Jeddah – The Islamic Corporation for the Insurance of Investment & Export Credit (ICIEC), the export credit agency of the Islamic Development Bank (IsDB) Group, demonstrated its resilience through a year of general volatility marked by the intensification of trade tensions, political instability, and weak global growth, by increasing its business insured by 20% to reach US$10.86 billion in 2019 – the highest in the past decade. Over its 26 years of existence, ICIEC has cumulatively insured more than US$64 billion in support of global trade and investments.

Based on its performance, ICIEC has maintained, for the 12th consecutive year, an Aa3 rating by Moody’s – which is one of the strongest in the export credit and political risk insurance industry. The Corporation also increased its total intra-OIC business by more than 28% over the previous year, having insured a total of US$5.4 billion, involving 36 member countries. These results contribute to the OIC’s goal of reaching a 25% intra-OIC trade share by 2025.
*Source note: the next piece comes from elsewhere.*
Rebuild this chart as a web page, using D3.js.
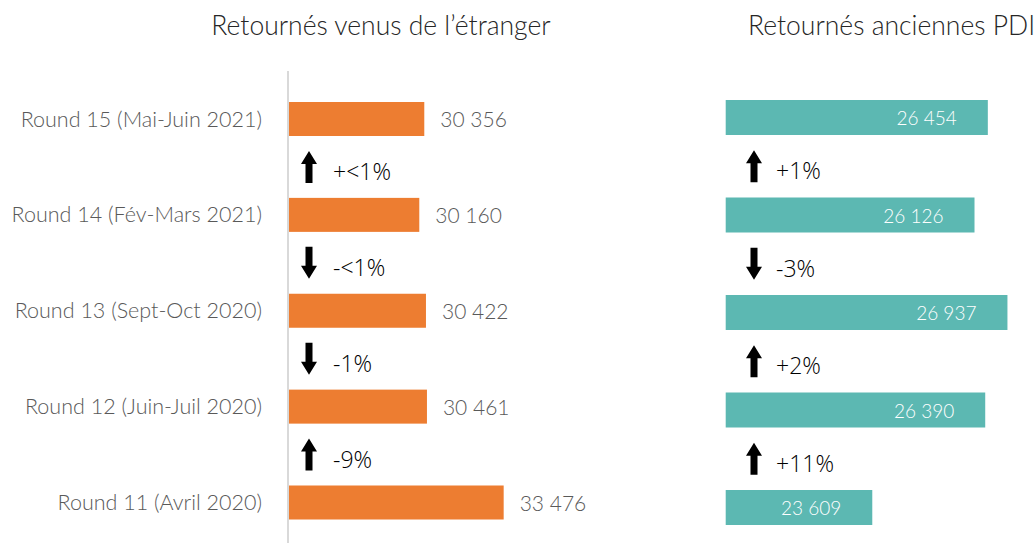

Releasing the Corporation’s 2019 Annual Report on 29 May 2020, Oussama Kaissi, the Chief Executive Officer of ICIEC, expressed optimism at the Corporation’s prospects for 2020, stating: “We are well-positioned to weather the effects of the ongoing Coronavirus-19 pandemic and continue our strong business performance as a direct result of the robust pipeline developed  in 2019”.

“These results demonstrate ICIEC’s growth and continued commitment to delivering on its mandate of supporting trade and investment in our 47 member countries – assisting in their economic development, diversification and prosperity. Considering the significant growth, our Corporation is on track to reach its 2019-2020 Business Plan targets for business insured,” he added.

ICIEC attributes the impressive 2019 results to various operational initiatives, including: underwriting improvements, risk management and technical reserving practices, a strong commitment to continuous professional development, as well as our partnership with international players in the industry.